By this time, Mr Gotabaya Rajapaksa, Sri Lanka’s former Defence
Secretary who was in charge of the war against the LTTE, had already
begun his campaign to be a candidate for the forthcoming presidential
election. He and the party led by his two brothers, Sri Lanka People’s
Party (Sri Lana Podu Jana Party –SLPP), had also developed a political
campaign focusing primarily on the promise of establishing a national
security regime led by a strong leader free from the shackles of liberal
democracy. That was the alternative they offered to replace the deeply
divided, inept and crisis – ridden government jointly headed by
President Maithripala Sirisena and Prime Minister Wickremasinghe.
Thus, the sudden crisis caused by the Easter Sunday terrorist attacks
provided a new context for a choice between a weak democratic regime and
a strong national security regime.
How did the Sinhalese, Tamil and Muslim societies respond to the two
opposing political alternatives presented by the two principal
candidates?
Election Campaign
Sajith Premadasa is the candidate of the New Democratic Front, which was
a broad coalition formed a few weeks before the election. Its key
partner is United National Party, headed by Prime Minister Ranil
Wickremasinghe. It is also a multi-ethnic coalition supported by the
main Tamil and Muslim parties.
Premadasa, deputy leader of the UNP, was given party candidacy only in
late September, due to internal party differences between two factions
led by him and Wickremasinghe. Having entered the fray rather late,
Premadasa developed a welfare state narrative that countered his own
government’s neo-liberal economic and social reform policy agenda as
well as his opponent’s – Gotabhaya Rajapaksa’s — national security
narrative. During the election campaign, Premadasa also projected his
image as the presidential candidate of the poor and marginalized.
Election results indicate that Premadasa’s central promise of bringing
the welfare state back, with an ideology of paternalistic populism,
failed to make any significant impact on the Sinhalese-Buddhist
electorate. The fact that he was the candidate of a ruling party that
had lost public trust and the resultant anti-incumbency disadvantage has
obviously added to his woes.
In the deep South, Premadasa’s election campaign may have refreshed
among many Sinhalese families those horrific memories of violence
associated with the government headed by his own father during the late
1980s.
However, the most important reason why he was rejected by the Sinhalese
section of the electorate by a substantial margin is the perception that
he was not nationalist enough to be Sri Lanka’s President in the
post-Easter Sunday context.
Community Insecurities
It is also Premadasa’s weak Sinhalese nationalist credentials that
ensured him overwhelming support – in many electorates over 80% of the
valid votes – among Tamil and Muslim voters.
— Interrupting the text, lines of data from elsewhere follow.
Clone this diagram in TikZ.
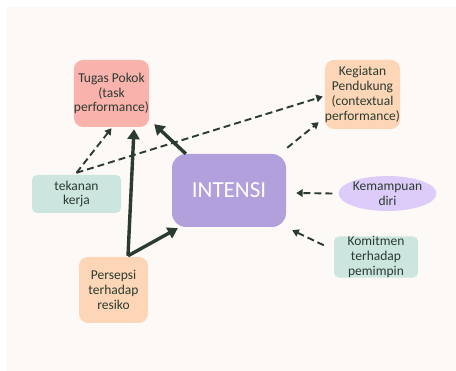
\documentclass[tikz,border=0pt]{standalone}
\usepackage{fontspec}
\setmainfont{Carlito}
\usetikzlibrary{arrows.meta,shapes.geometric}
\definecolor{ink}{HTML}{2A3B32}
\definecolor{cream}{HTML}{FDF9F6}
\definecolor{salmon}{HTML}{FAB2AC}
\definecolor{peach}{HTML}{FDD6B7}
\definecolor{mint}{HTML}{CCE5DF}
\definecolor{lavender}{HTML}{B2A0DC}
\definecolor{lilac}{HTML}{DDCCF9}

\begin{document}
\begin{tikzpicture}[x=1pt,y=-1pt,
  box/.style={rounded corners=9pt, text=ink, align=center, inner sep=0pt,
    font=\fontsize{13.5}{14.8}\selectfont},
  strong/.style={draw=ink, line width=3.4pt, -{Triangle[length=10pt,width=12pt]}},
  weak/.style={draw=ink, line width=1.9pt, dash pattern=on 7pt off 4pt,
    -{Triangle[length=6.5pt,width=7.5pt]}}]
\fill[white] (0,0) rectangle (456,371);
\fill[cream] (6,7) rectangle (456,371);

\node[box, fill=salmon, minimum width=71pt, minimum height=67pt] (tugas) at (111.5,93.5)
  {Tugas Pokok\\(task\\performance)};
\node[box, fill=peach, minimum width=71pt, minimum height=69pt] (kegiatan) at (362.5,94.5)
  {Kegiatan\\Pendukung\\(contextual\\performance)};
\node[box, fill=mint, rounded corners=5pt, minimum width=89pt, minimum height=38pt] (tekanan) at (76.5,194)
  {tekanan\\kerja};
\node[box, fill=lavender, rounded corners=14pt, minimum width=114pt, minimum height=73pt,
  text=white, font=\fontsize{23}{24}\selectfont] (intensi) at (229,190.5) {INTENSI};
\node[box, ellipse, fill=lilac, minimum width=97pt, minimum height=35pt] (kemampuan) at (387.5,193.5)
  {Kemampuan\\diri};
\node[box, fill=mint, rounded corners=5pt, minimum width=84pt, minimum height=38pt] (komitmen) at (376,257)
  {Komitmen\\terhadap\\pemimpin};
\node[box, fill=peach, minimum width=69pt, minimum height=66pt] (persepsi) at (113.5,290)
  {Persepsi\\terhadap\\resiko};

\coordinate (pp) at ([xshift=14.5pt,yshift=1pt]persepsi.north);
\coordinate (tt) at ([yshift=2pt]tekanan.north);

% solid arrows
\draw[strong] ([xshift=14pt]intensi.north west) -- ([xshift=5pt,yshift=3pt]tugas.south east);
\draw[strong] (pp) -- ([xshift=22.5pt,yshift=-2pt]tugas.south);
\draw[strong] (pp) -- ([xshift=6pt,yshift=-1pt]intensi.south west);

% dashed arrows
\draw[weak] (tt) -- ([yshift=-1pt]tugas.south);
\draw[weak] (tt) -- ([xshift=-2pt,yshift=-2pt]kegiatan.west);
\draw[weak] ([xshift=1pt,yshift=6pt]intensi.north east) -- ([xshift=-6pt,yshift=7pt]kegiatan.south west);
\draw[weak] ([xshift=-6pt]kemampuan.west) -- ([xshift=10pt,yshift=-2.5pt]intensi.east);
\draw[weak] ([xshift=-10pt,yshift=-9pt]komitmen.north west) -- ([xshift=6pt,yshift=-3pt]intensi.south east);
\end{tikzpicture}
\end{document}
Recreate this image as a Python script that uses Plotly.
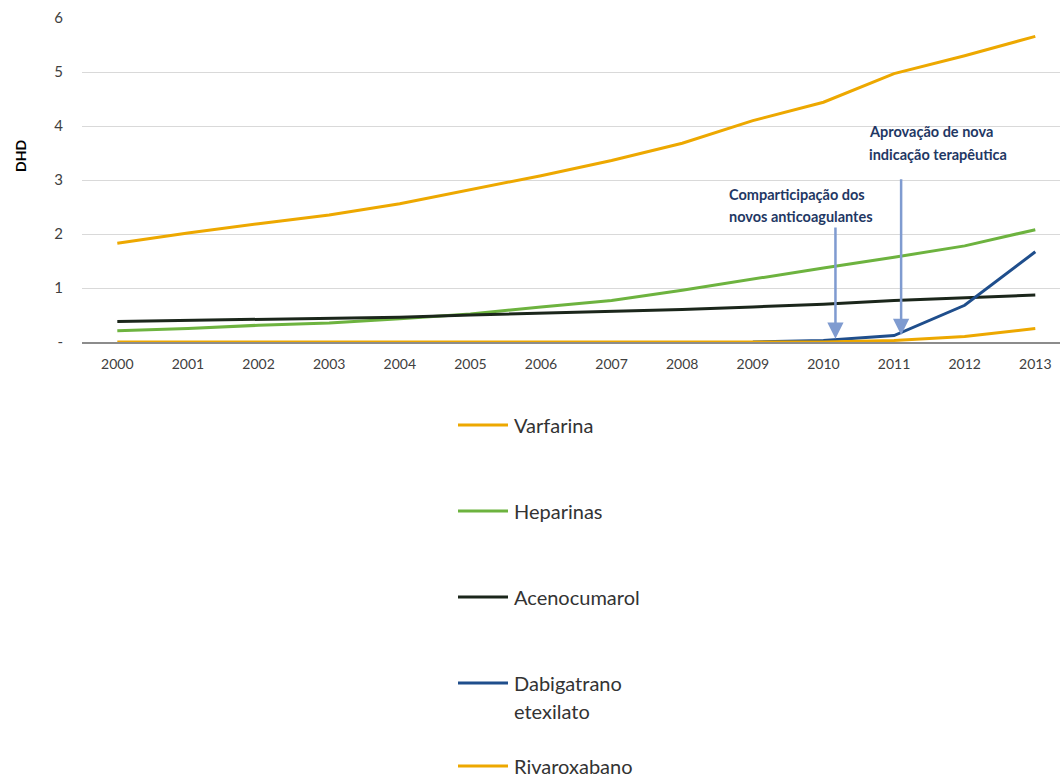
import plotly.graph_objects as go

# Consumption of oral anticoagulants and heparins, DHD, 2000-2013
years = list(range(2000, 2014))

varfarina = [1.83, 2.02, 2.19, 2.35, 2.56, 2.82, 3.08, 3.36, 3.68, 4.10, 4.44, 4.97, 5.30, 5.66]
heparinas = [0.21, 0.25, 0.31, 0.35, 0.43, 0.52, 0.65, 0.77, 0.96, 1.17, 1.37, 1.57, 1.78, 2.08]
acenocumarol = [0.38, 0.40, 0.42, 0.43, 0.46, 0.50, 0.53, 0.56, 0.60, 0.65, 0.70, 0.77, 0.82, 0.87]
dabigatrano = [None, None, None, None, None, None, None, None, None, 0.0, 0.03, 0.12, 0.68, 1.67]
rivaroxabano = [0.0, 0.0, 0.0, 0.0, 0.0, 0.0, 0.0, 0.0, 0.0, 0.0, 0.0, 0.03, 0.10, 0.25]

series_names = ["Varfarina", "Heparinas", "Acenocumarol", "Dabigatrano etexilato", "Rivaroxabano"]
legend_lines = [["Varfarina"], ["Heparinas"], ["Acenocumarol"], ["Dabigatrano", "etexilato"], ["Rivaroxabano"]]
series_values = [varfarina, heparinas, acenocumarol, dabigatrano, rivaroxabano]
series_colors = ["#EDA800", "#6DB33F", "#1B261B", "#1F4E8C", "#EDA800"]

y_tickvals = [0, 1, 2, 3, 4, 5, 6]
y_ticktext = ["-", "1", "2", "3", "4", "5", "6"]
y_title = "DHD"

# Event markers: text lines, arrow year, arrow tip / tail values, text year, first-line value
events = [
    (["Comparticipação dos", "novos anticoagulantes"], 2010.17, 0.06, 2.15, 2008.64, 2.74),
    (["Aprovação de nova", "indicação terapêutica"], 2011.1, 0.13, 3.04, 2010.62, 3.89),
]
EVENT_LINE_STEP = 0.42  # vertical spacing between text lines, in DHD units

FONT = "Lato"

# Plot area geometry (pixels) used for the legend block below the chart
FIG_W, FIG_H = 1060, 778
M_L, M_R, M_T, M_B = 82, 0, 18, 436
PLOT_W = FIG_W - M_L - M_R
PLOT_H = FIG_H - M_T - M_B


def px_to_paper_x(px):
    return (px - M_L) / PLOT_W


def px_to_paper_y(py):
    return (FIG_H - M_B - py) / PLOT_H


fig = go.Figure()
for name, vals, col in zip(series_names, series_values, series_colors):
    fig.add_trace(go.Scatter(
        x=years, y=vals, name=name, mode="lines",
        line=dict(color=col, width=3),
        showlegend=False,
    ))

for lines, xa, ytip, ytail, xt, yt in events:
    fig.add_annotation(
        x=xa, y=ytip, ax=xa, ay=ytail, xref="x", yref="y", axref="x", ayref="y",
        showarrow=True, arrowhead=2, arrowsize=1.3, arrowwidth=2.5,
        arrowcolor="#7F9BD0", text="",
    )
    for i, line in enumerate(lines):
        fig.add_annotation(
            x=xt, y=yt - i * EVENT_LINE_STEP, xref="x", yref="y", text=line,
            showarrow=False, xanchor="left", yanchor="middle", align="left",
            font=dict(family=FONT, size=14.5, color="#1F3864", weight="bold"),
        )

# Y-axis title, placed a little above the vertical centre of the plot
fig.add_annotation(
    x=px_to_paper_x(20), y=px_to_paper_y(156), xref="paper", yref="paper",
    text=f"<b>{y_title}</b>", textangle=-90, showarrow=False,
    xanchor="center", yanchor="middle",
    font=dict(family=FONT, size=14, color="#000000"),
)

# Vertical legend below the plot
legend_row_px = [425, 511, 597, 683, 766]
LEG_LINE_X0, LEG_LINE_X1, LEG_TEXT_X = 458, 508, 512
LEG_LINE_STEP = 28
for lines, col, row in zip(legend_lines, series_colors, legend_row_px):
    fig.add_shape(
        type="line", xref="paper", yref="paper",
        x0=px_to_paper_x(LEG_LINE_X0), x1=px_to_paper_x(LEG_LINE_X1),
        y0=px_to_paper_y(row), y1=px_to_paper_y(row),
        line=dict(color=col, width=3),
    )
    for i, line in enumerate(lines):
        fig.add_annotation(
            x=px_to_paper_x(LEG_TEXT_X), y=px_to_paper_y(row + i * LEG_LINE_STEP),
            xref="paper", yref="paper", text=line, showarrow=False,
            xanchor="left", yanchor="middle", align="left",
            font=dict(family=FONT, size=20, color="#333333"),
        )

fig.update_layout(
    width=FIG_W, height=FIG_H,
    margin=dict(l=M_L, r=M_R, t=M_T, b=M_B, autoexpand=False),
    plot_bgcolor="white", paper_bgcolor="white",
    font=dict(family=FONT, color="#404040"),
    showlegend=False,
    xaxis=dict(
        range=[1999.5, 2013.35], tickmode="array", tickvals=years,
        ticktext=[str(y) for y in years],
        showgrid=False, zeroline=False, showline=True,
        linecolor="#8C8C8C", linewidth=1.5, ticks="",
        tickfont=dict(family=FONT, size=14, color="#404040"),
        ticklabelstandoff=8,
    ),
    yaxis=dict(
        range=[0, 6], tickmode="array", tickvals=y_tickvals, ticktext=y_ticktext,
        showgrid=True, gridcolor="#D9D9D9", gridwidth=1, zeroline=False,
        showline=False, ticks="",
        tickfont=dict(family=FONT, size=15, color="#404040"),
        ticklabelstandoff=18,
    ),
)

fig.write_html("out.html")
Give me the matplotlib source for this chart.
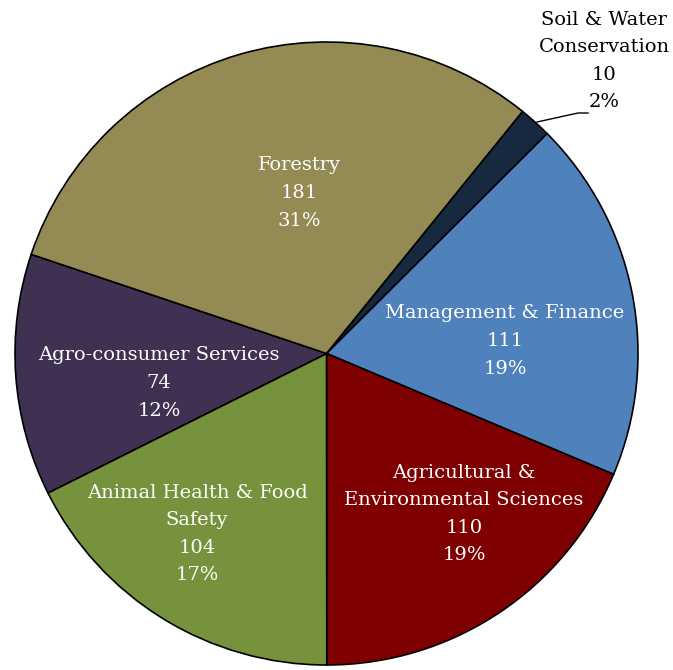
import matplotlib.pyplot as plt
import numpy as np

# Data
categories = ['Soil & Water\nConservation', 'Management & Finance',
              'Agricultural &\nEnvironmental Sciences',
              'Animal Health & Food\nSafety', 'Agro-consumer Services',
              'Forestry']
counts = [10, 111, 110, 104, 74, 181]
percents = ['2%', '19%', '19%', '17%', '12%', '31%']
colors = ['#17293F', '#4F81BD', '#7F0000', '#76923C', '#3F3151', '#948A54']
text_colors = ['black', 'white', 'white', 'white', 'white', 'white']

# layout (pixel coords, y from top)
W, H = 673, 670
center = (326.5, 353.5)
radius = 311.5
label_pos = [(604, 61), (505, 341), (464, 514), (197, 534), (159, 383), (299, 193)]

plt.rcParams['font.family'] = ['DejaVu Serif']

fig = plt.figure(figsize=(W / 100, H / 100), dpi=100)
ax = fig.add_axes([0, 0, 1, 1])

ax.pie(counts, colors=colors, startangle=51, counterclock=False,
       center=(center[0], H - center[1]), radius=radius,
       wedgeprops=dict(edgecolor='black', linewidth=1.2), frame=True)
ax.set_xlim(0, W)
ax.set_ylim(0, H)
ax.axis('off')

for name, n, p, (x, y), tc in zip(categories, counts, percents, label_pos, text_colors):
    ax.text(x, H - y, f'{name}\n{n}\n{p}', ha='center', va='center',
            color=tc, fontsize=14, linespacing=1.69)

# leader line for the small slice
ax.plot([537, 578, 588], [H - 122, H - 113, H - 113], color='black', lw=1.0)

fig.savefig('out.png', dpi=100)
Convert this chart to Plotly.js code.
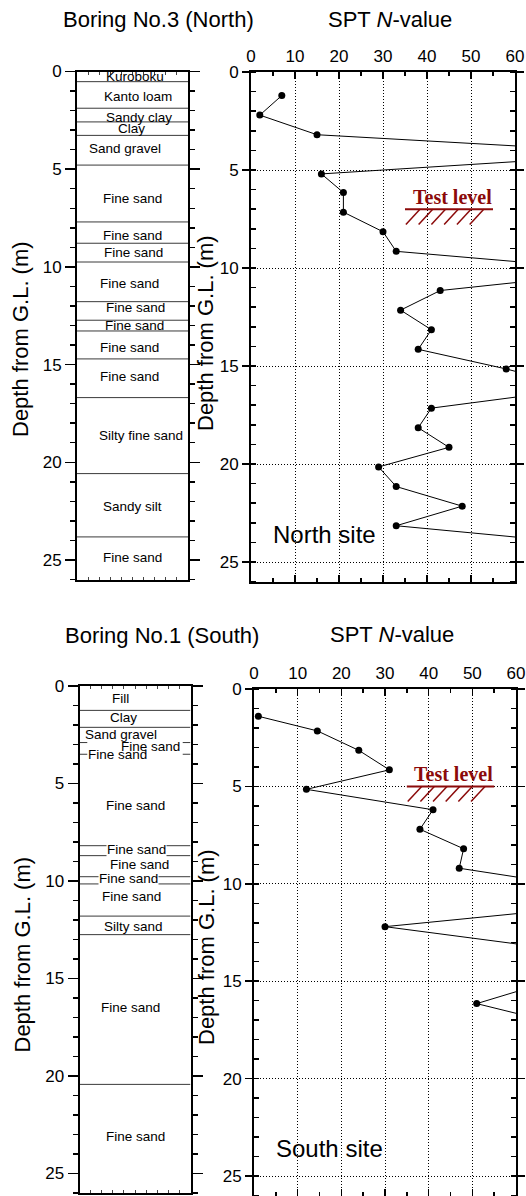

The Tamil and Muslim citizens seem to have had an insecurity problem
different from their Sinhalese counterparts. The source of this minority
insecurity is the political elite of the Sinhalese nationalist
coalition led by the Rajapaksa family. The latter’s past track record,
from the point of view of the minority communities, has had a distinctly
Sinhalese-nationalist orientation.
Rajapaksa’s campaign strategists were also keen to prove the point that
they could win a presidential election without the support of ethnic
minority voters. They seem to have been inspired by the electoral
strategy of benefitting from deep ethnic divisions and the majority’s
security anxieties, as successfully practised by India’s Bharatiya
Janatha Party.
Gotabhaya Rajapaksa’s developmentalit agenda for Tamil and
Muslim-majority provinces could hardly resolve the insecurity dilemma of
the ethnic minorities. Thus, in the districts where the Tamil and
Muslim communities are dominant numerically, Sajith Premadasa has polled
more than one million votes over Gotabhaya Rajapaksa. They have
contributed to Premadasa’s national total as well as the national
average quite significantly. In many electorates in the North and East,
Rajapaksa’s share of votes is as low as 20 percent.
Meanwhile, if the 9/11 altered the politics of Western democracies in a
trajectory away from liberal democracy, multiculturalism, and political
pluralism, and fostered deep insecurities among the majority ethnic
communities, a similar process of change has been taking place in South
Asia too. It also fueled new tensions among ethnic communities in
multi-ethnic societies.
Sri Lanka proved an exception in 2015, but in 2019, it has clearly
joined the global trend. The dismal failure of Sri Lanka’s democratic
reform experiment of 2015 too has provided the context for a shift in
the popular support for a possible retreat from traditional forms of
democracy.
Meanwhile, the pressures of big electoral victories are such that the
new president and his family members, who will constitute the core of
the new regime, might find it difficult to resist the temptation of
giving into the wishes of their Sinhalese nationalist constituency. This
is particularly so in view of the ethnic polarization of the electoral
verdict.
Reconciliation
However, to fulfil his promise of taking the country out of its present
state of deep economic and governance crisis and stagnation as well as
ushering in an era of economic prosperity and political stability, Sri
Lanka’s new President will need to re-build the trust between the
majority and minority communities.
The best, incurring possibly the lowest political cost, to achieving
that goal lays through essentially democratic, inclusive, dialogical,
and accommodative means.
Thus, the outcome of the presidential election highlights once again how
inter-ethnic reconciliation continues to be centrally relevant to any
recovery and reform agenda for post-war Sri Lanka.
Reconciliation is needed for healing, and not aggravating, the wounds in
a country that is struggling to come out from a recent past of
conflict, violence and democratic setbacks.